### GIVEN DATA
* * * * * * * * *

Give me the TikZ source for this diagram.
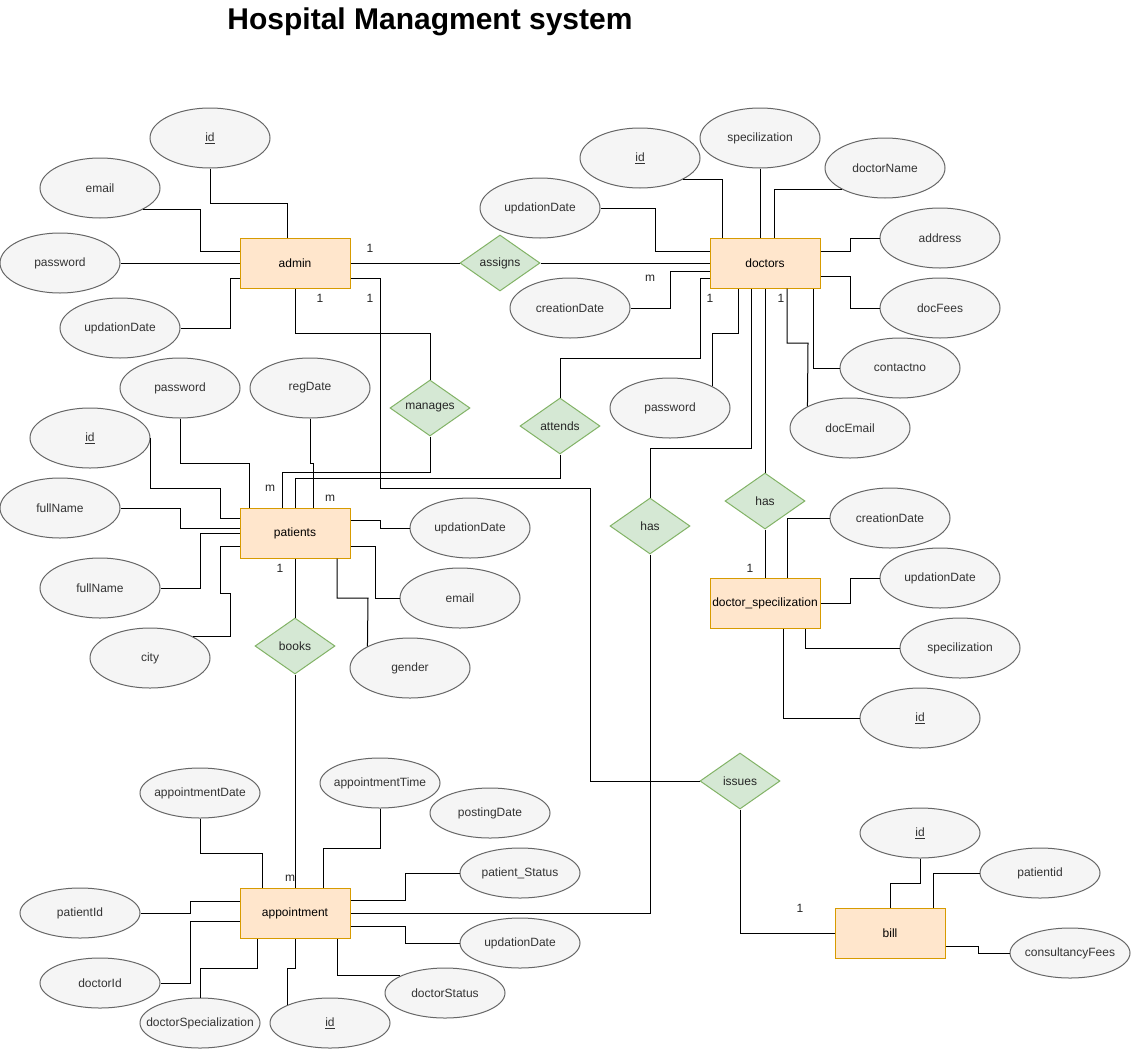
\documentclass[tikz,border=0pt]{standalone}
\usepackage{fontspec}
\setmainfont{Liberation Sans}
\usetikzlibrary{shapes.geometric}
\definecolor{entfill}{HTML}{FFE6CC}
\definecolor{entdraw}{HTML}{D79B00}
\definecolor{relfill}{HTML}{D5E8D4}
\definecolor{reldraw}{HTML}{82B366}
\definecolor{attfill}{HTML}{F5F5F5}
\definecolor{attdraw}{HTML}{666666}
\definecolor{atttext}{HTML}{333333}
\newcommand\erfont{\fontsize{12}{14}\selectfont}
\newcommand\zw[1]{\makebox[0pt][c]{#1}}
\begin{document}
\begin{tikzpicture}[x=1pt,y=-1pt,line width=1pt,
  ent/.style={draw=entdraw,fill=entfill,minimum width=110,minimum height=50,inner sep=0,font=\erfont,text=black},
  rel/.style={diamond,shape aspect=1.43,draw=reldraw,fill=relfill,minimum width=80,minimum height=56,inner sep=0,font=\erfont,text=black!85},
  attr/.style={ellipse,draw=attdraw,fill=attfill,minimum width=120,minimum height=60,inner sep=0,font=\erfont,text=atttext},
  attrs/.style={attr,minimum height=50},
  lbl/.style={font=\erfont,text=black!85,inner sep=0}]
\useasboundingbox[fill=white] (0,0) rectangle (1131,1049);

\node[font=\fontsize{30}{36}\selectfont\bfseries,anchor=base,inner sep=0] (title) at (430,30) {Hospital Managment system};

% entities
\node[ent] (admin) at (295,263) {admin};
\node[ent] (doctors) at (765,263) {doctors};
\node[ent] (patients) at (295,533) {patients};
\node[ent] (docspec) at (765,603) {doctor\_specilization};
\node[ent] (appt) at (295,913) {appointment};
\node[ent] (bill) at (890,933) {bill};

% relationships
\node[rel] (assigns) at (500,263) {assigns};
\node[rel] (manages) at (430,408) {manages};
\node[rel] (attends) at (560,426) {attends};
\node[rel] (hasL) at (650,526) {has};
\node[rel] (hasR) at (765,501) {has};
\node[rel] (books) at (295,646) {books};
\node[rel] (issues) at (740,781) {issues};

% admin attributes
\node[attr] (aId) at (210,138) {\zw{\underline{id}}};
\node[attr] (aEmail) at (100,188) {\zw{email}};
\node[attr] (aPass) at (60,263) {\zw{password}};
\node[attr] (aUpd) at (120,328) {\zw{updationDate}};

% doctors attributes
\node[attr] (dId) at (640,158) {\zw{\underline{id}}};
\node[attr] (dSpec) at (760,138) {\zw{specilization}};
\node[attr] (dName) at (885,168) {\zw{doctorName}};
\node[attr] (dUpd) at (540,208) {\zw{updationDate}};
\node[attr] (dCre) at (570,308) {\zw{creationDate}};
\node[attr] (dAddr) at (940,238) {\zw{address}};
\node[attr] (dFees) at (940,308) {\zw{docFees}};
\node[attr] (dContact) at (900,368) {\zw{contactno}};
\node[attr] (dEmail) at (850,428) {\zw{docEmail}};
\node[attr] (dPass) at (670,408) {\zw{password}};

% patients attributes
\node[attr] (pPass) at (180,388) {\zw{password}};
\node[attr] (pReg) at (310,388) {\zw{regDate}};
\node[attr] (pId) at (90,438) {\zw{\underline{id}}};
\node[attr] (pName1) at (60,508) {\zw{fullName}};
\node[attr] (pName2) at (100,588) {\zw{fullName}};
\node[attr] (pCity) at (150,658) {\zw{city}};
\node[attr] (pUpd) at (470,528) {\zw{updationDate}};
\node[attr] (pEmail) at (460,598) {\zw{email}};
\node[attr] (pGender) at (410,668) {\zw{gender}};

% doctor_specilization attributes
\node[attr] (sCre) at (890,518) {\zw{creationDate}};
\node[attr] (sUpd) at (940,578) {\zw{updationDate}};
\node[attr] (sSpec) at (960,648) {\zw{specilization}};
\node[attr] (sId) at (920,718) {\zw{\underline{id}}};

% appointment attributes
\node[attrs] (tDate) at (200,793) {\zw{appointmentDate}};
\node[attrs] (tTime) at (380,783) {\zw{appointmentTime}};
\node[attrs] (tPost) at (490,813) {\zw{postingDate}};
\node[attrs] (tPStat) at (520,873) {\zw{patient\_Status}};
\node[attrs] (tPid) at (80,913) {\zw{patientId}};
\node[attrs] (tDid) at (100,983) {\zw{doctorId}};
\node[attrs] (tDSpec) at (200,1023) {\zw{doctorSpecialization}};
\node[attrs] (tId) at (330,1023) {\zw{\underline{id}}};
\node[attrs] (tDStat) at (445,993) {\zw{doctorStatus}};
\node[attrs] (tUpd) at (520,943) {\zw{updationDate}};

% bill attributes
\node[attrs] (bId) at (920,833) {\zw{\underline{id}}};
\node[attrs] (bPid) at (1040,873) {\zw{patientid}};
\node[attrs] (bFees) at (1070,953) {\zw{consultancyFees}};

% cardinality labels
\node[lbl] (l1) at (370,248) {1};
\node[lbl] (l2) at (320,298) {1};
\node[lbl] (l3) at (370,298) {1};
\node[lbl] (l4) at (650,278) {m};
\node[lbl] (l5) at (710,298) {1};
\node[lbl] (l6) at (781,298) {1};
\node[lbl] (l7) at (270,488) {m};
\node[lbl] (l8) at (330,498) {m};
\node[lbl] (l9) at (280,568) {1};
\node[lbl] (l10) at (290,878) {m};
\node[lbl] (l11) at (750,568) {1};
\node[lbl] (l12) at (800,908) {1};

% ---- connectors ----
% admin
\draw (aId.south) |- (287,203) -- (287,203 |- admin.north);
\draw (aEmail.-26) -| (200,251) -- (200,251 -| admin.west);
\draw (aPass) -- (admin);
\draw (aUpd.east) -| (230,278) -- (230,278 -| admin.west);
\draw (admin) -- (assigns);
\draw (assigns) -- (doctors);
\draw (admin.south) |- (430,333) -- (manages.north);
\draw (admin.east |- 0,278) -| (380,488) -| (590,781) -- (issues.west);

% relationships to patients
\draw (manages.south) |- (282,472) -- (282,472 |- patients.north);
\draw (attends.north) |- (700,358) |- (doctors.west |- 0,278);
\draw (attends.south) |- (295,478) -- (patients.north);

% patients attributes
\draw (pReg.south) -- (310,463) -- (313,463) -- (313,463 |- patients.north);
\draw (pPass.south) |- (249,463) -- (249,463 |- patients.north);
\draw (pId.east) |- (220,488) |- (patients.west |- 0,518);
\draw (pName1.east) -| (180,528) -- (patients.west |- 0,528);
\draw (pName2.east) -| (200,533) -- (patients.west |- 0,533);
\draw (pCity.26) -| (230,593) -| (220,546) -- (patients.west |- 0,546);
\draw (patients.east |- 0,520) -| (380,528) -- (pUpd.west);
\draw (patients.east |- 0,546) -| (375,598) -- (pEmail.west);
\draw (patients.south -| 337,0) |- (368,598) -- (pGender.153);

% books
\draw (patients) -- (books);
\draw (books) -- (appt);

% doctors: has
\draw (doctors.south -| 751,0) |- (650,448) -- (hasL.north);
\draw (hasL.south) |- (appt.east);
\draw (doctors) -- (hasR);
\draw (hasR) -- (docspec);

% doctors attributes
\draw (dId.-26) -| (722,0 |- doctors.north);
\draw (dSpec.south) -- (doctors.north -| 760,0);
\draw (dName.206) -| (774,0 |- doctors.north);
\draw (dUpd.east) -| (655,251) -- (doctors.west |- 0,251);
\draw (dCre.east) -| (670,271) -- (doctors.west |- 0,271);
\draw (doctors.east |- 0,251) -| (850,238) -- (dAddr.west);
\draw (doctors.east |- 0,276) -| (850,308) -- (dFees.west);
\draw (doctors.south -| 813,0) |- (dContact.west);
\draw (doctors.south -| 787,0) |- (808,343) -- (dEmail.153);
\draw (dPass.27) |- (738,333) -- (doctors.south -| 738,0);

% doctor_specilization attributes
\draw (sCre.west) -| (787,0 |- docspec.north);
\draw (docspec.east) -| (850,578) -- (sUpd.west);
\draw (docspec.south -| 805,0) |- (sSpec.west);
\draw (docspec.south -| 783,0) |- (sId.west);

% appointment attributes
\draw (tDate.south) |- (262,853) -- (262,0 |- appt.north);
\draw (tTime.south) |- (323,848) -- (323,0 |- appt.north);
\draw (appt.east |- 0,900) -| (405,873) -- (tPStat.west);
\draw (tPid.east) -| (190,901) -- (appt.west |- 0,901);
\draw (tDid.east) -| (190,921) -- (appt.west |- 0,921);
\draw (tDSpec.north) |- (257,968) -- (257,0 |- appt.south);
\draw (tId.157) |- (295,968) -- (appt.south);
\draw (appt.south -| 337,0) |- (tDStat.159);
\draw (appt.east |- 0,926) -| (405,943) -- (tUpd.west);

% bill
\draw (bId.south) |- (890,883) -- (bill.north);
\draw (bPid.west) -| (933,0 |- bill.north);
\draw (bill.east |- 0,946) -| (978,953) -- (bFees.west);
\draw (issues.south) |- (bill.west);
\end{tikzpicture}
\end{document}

* * * * * * * * *

### WHAT YOU ARE ASKED TO DO
Starting at the top of the listing above, please restate word for word each line up to and including the one that holds "sep=0] (title) at", omitting every image.

### CORRECT ANSWER
Give me the TikZ source for this diagram.
\documentclass[tikz,border=0pt]{standalone}
\usepackage{fontspec}
\setmainfont{Liberation Sans}
\usetikzlibrary{shapes.geometric}
\definecolor{entfill}{HTML}{FFE6CC}
\definecolor{entdraw}{HTML}{D79B00}
\definecolor{relfill}{HTML}{D5E8D4}
\definecolor{reldraw}{HTML}{82B366}
\definecolor{attfill}{HTML}{F5F5F5}
\definecolor{attdraw}{HTML}{666666}
\definecolor{atttext}{HTML}{333333}
\newcommand\erfont{\fontsize{12}{14}\selectfont}
\newcommand\zw[1]{\makebox[0pt][c]{#1}}
\begin{document}
\begin{tikzpicture}[x=1pt,y=-1pt,line width=1pt,
  ent/.style={draw=entdraw,fill=entfill,minimum width=110,minimum height=50,inner sep=0,font=\erfont,text=black},
  rel/.style={diamond,shape aspect=1.43,draw=reldraw,fill=relfill,minimum width=80,minimum height=56,inner sep=0,font=\erfont,text=black!85},
  attr/.style={ellipse,draw=attdraw,fill=attfill,minimum width=120,minimum height=60,inner sep=0,font=\erfont,text=atttext},
  attrs/.style={attr,minimum height=50},
  lbl/.style={font=\erfont,text=black!85,inner sep=0}]
\useasboundingbox[fill=white] (0,0) rectangle (1131,1049);

\node[font=\fontsize{30}{36}\selectfont\bfseries,anchor=base,inner sep=0] (title) at (430,30) {Hospital Managment system};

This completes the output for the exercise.